The most significant, and most illustrative, translation deviation occurred with the Creed. The Latin version begins, “Credo in unum Deum,” which in English translates to, “I believe in one God.” The Sacramentary, however, lists the English as, “We believe in one God.” No one with more than two weeks’ Latin study would translate “credo” as “we believe” — and that’s the point. The liturgists who wanted to take the Church in a radically different direction took ample liberties with official Latin texts under the theory of “lex orandi, lex credendi” — “the law of worship is the law of belief.” If you make people pray using certain words and images, then they will eventually believe those words and images.
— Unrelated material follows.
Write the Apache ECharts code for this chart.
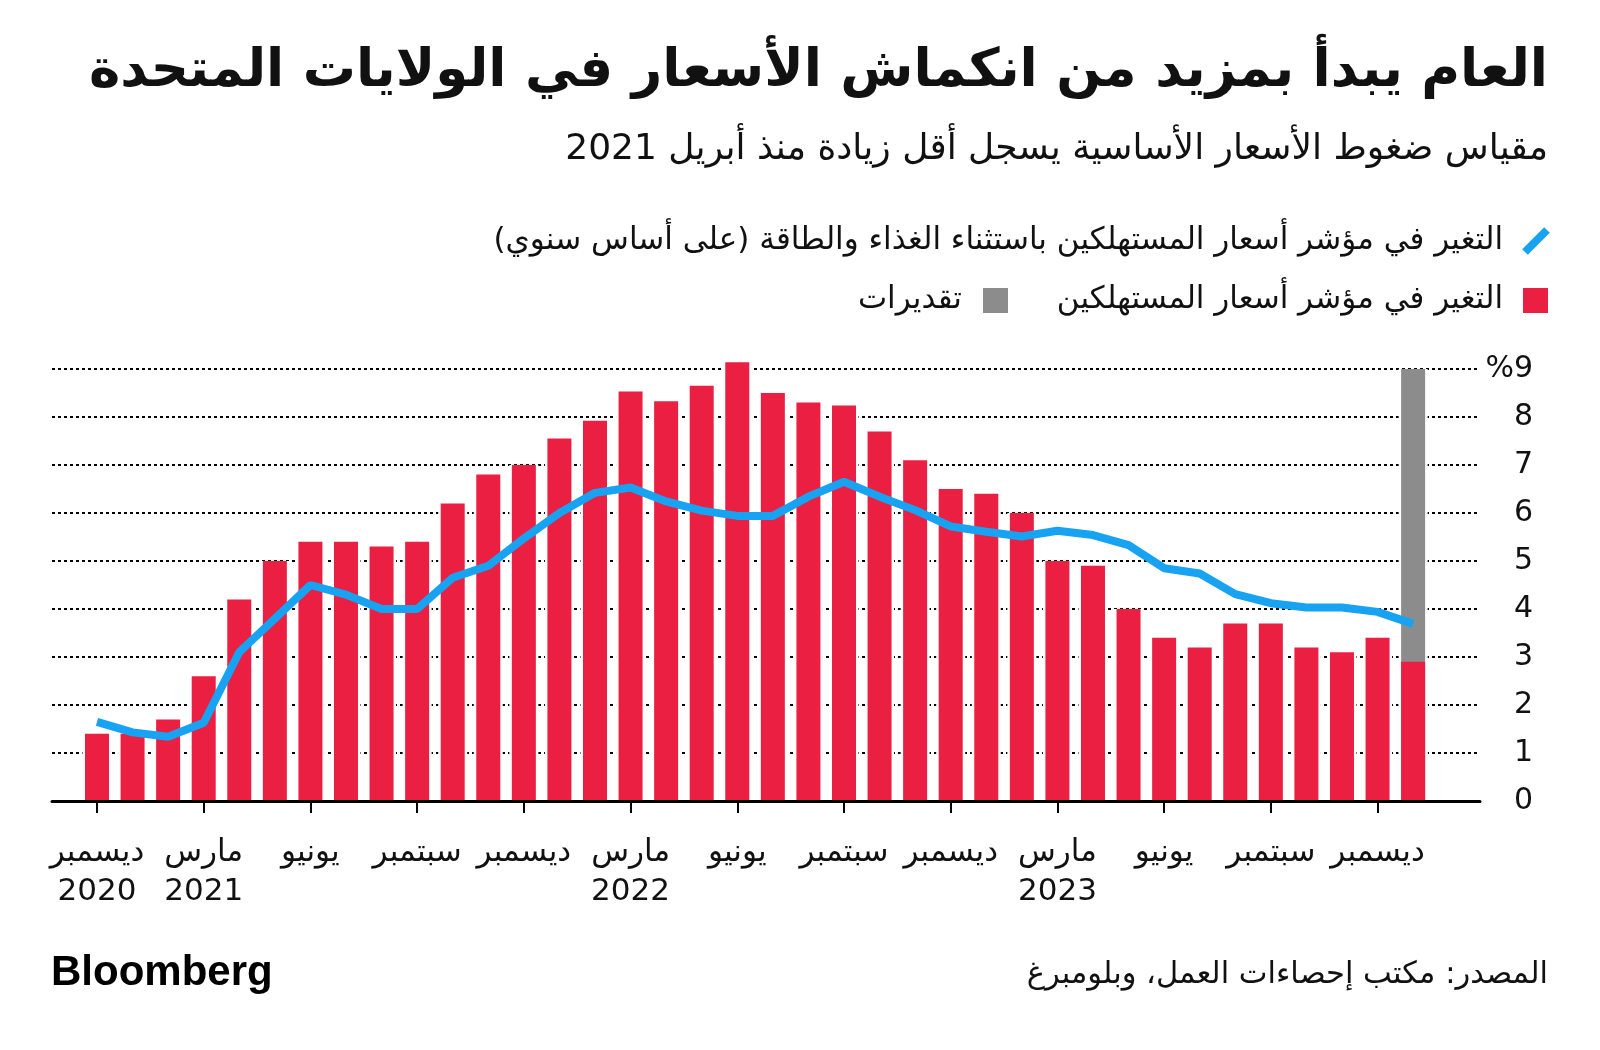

The tide against the Mighty Liturgists started to turn in the 1980s. Rome slowly and carefully started to require more orthodox modes of translation, which effort culminated in a document that set clear norms for liturgical translation. Given the hue and cry from left-leaning Catholics, you’d think the Church decided to reconstitute the Inquisition, bonfires and all.

But at long last, the Roman Missal was revised in Rome. The various liturgical conferences then shepherded the translation of the Latin version into the vernacular of the conference. The first go-around in the English-speaking world met with a rejection in Rome — even under the new translation rules, the liturgists took too many liberties. But at long last, the U.S. Conference of Catholic Bishops approved a translation that earned Roman approval.

The major points of departure from the Sacramentary to the newly revised Missal include:

  • Greater fidelity to the words and phraseology of the original Latin. For example, the current call-and-response greeting at Mass — “The Lord be with you”/”And also with you” — will more accurately reflect the traditional formula of “The Lord be with you”/”And with your spirit.” 
  • Various phrases in the Creed have changed. “One in being with the Father” is now more accurately, “Consubstantial with the Father.” “Born of the Virgin Mary” is now “Incarnate of the Virgin Mary.” Etc.
  • The rules about music have tightened, although whether this will have a direct effect on most parochial music from the outset is unclear.
  • The rubrics have been updated to reduce the temptation to lay clericalism that often derails parishes with weak priests.

From my perspective, these are welcome changes. They help to correct some of the abuses of a more permissive mindset that gave us the infamous “Wonder Bread Masses” of the 1970s and hokey folk-music repertoires for worship.

The changes may be hard for some, but they are a necessary and salutary corrective to an unbalancing of liturgy and theology that developed in the last half-century. AMDG.